The companies are asking a federal judge in San Francisco to postpone the fact-finding process known as discovery, saying it would be a waste of time even to hold a case management conference in January before they’ve had a chance to argue for dismissing or at least narrowing the claims.

But Abdulaziz’s lawyer says that could take several months and he wants to move faster to collect evidence and testimony -- especially after the Justice Department last month indicted the same ex-Twitter employee implicated in Abdulaziz’s suit for allegedly hacking almost 6,000 other Twitter accounts in June 2015. The attorney, Mark Kleiman, said in a filing Friday that he had thought only a dozen or so accounts had been affected.
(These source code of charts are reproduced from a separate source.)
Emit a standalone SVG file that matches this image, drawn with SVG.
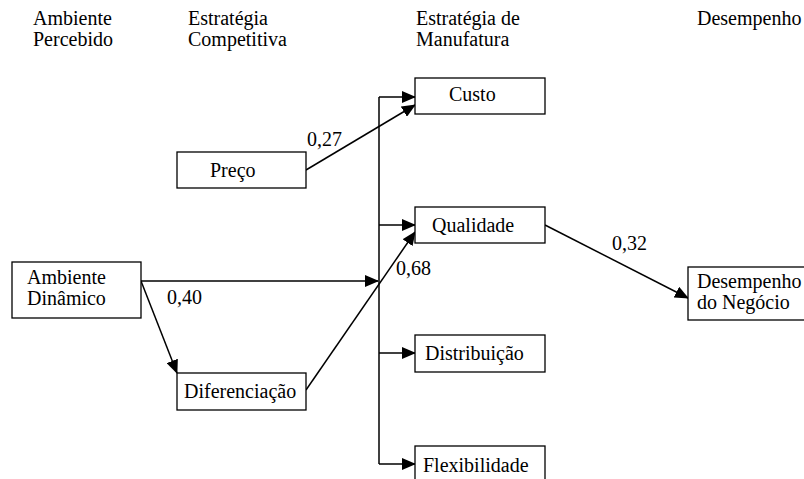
<svg xmlns="http://www.w3.org/2000/svg" width="804" height="479" viewBox="0 0 804 479">
<defs>
<style>
text{font-family:'Liberation Serif','Times New Roman',Times,serif;font-size:20px;fill:#000}
.box{fill:#fff;stroke:#000;stroke-width:1.3}
.ln{fill:none;stroke:#000;stroke-width:1.5}
</style>
<marker id="ah" markerUnits="userSpaceOnUse" markerWidth="14" markerHeight="12" refX="13" refY="6" orient="auto">
<path d="M0,0 L14,6 L0,12 Z" fill="#000"/>
</marker>
</defs>
<rect width="804" height="479" fill="#fff"/>
<g font-family="Liberation Serif, serif">
<g id="headers">
<text x="33" y="25">Ambiente</text>
<text x="33" y="46">Percebido</text>
<text x="188" y="25">Estratégia</text>
<text x="188" y="46">Competitiva</text>
<text x="416" y="25">Estratégia de</text>
<text x="416" y="46">Manufatura</text>
<text x="697" y="25">Desempenho</text>
</g>
<g id="connectors">
<line class="ln" x1="379" y1="97" x2="379" y2="464"/>
<line class="ln" x1="379" y1="97" x2="415" y2="97" marker-end="url(#ah)"/>
<line class="ln" x1="379" y1="225" x2="415" y2="225" marker-end="url(#ah)"/>
<line class="ln" x1="379" y1="353" x2="415" y2="353" marker-end="url(#ah)"/>
<line class="ln" x1="379" y1="464" x2="415" y2="464" marker-end="url(#ah)"/>
<line class="ln" x1="141" y1="281" x2="378" y2="281" marker-end="url(#ah)"/>
<line class="ln" x1="141" y1="281" x2="177" y2="373" marker-end="url(#ah)"/>
<line class="ln" x1="306" y1="390" x2="415" y2="232" marker-end="url(#ah)"/>
<line class="ln" x1="306" y1="170" x2="415" y2="105" marker-end="url(#ah)"/>
<line class="ln" x1="545" y1="225" x2="688" y2="298" marker-end="url(#ah)"/>
<text x="307" y="146">0,27</text>
<text x="167" y="304">0,40</text>
<text x="396" y="275">0,68</text>
<text x="612" y="250">0,32</text>
</g>
<g id="ambiente-dinamico">
<rect class="box" x="12" y="262" width="129" height="56"/>
<text x="27" y="284">Ambiente</text>
<text x="27" y="305">Dinâmico</text>
</g>
<g id="preco">
<rect class="box" x="177" y="152" width="129" height="36"/>
<text x="210" y="177">Preço</text>
</g>
<g id="diferenciacao">
<rect class="box" x="177" y="373" width="129" height="37"/>
<text x="184" y="398">Diferenciação</text>
</g>
<g id="custo">
<rect class="box" x="415" y="78" width="130" height="36"/>
<text x="449" y="101">Custo</text>
</g>
<g id="qualidade">
<rect class="box" x="415" y="207" width="130" height="36"/>
<text x="432" y="232">Qualidade</text>
</g>
<g id="distribuicao">
<rect class="box" x="415" y="335" width="130" height="37"/>
<text x="425" y="360">Distribuição</text>
</g>
<g id="flexibilidade">
<rect class="box" x="415" y="446" width="130" height="50"/>
<text x="423" y="472">Flexibilidade</text>
</g>
<g id="desempenho-negocio">
<rect class="box" x="688" y="267" width="130" height="53"/>
<text x="697" y="288">Desempenho</text>
<text x="697" y="309">do Negócio</text>
</g>
</g>
</svg>
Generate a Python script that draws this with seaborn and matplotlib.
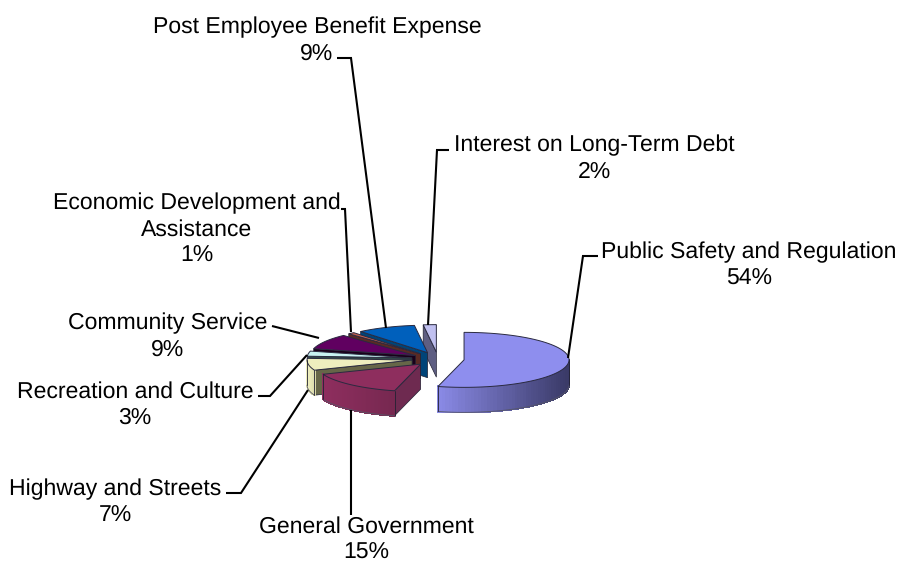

With many of these Twitter users living outside the U.S., pretrial information-sharing will require a lot of planning, “making delay especially pernicious,” Kleiman wrote. He also pointed to a challenge in setting up interviews with some of McKinsey’s 400 employees in Riyadh, saying depositions should take place “in a country other than Saudi Arabia where the plaintiff and his counsel will not fear for their lives.”

“The time to begin this lengthy process is now, not one, two, or three months down the road when defendants have sought every delay possible,” Kleiman said.

Representatives of Twitter and McKinsey didn’t immediately respond to requests for comment.

McKinsey told the New York Times last year that its report citing Abdulaziz was an internal document based on publicly available information and wasn’t prepared for any government entity. The firm was quoted saying it was “horrified” that the report could have been misused.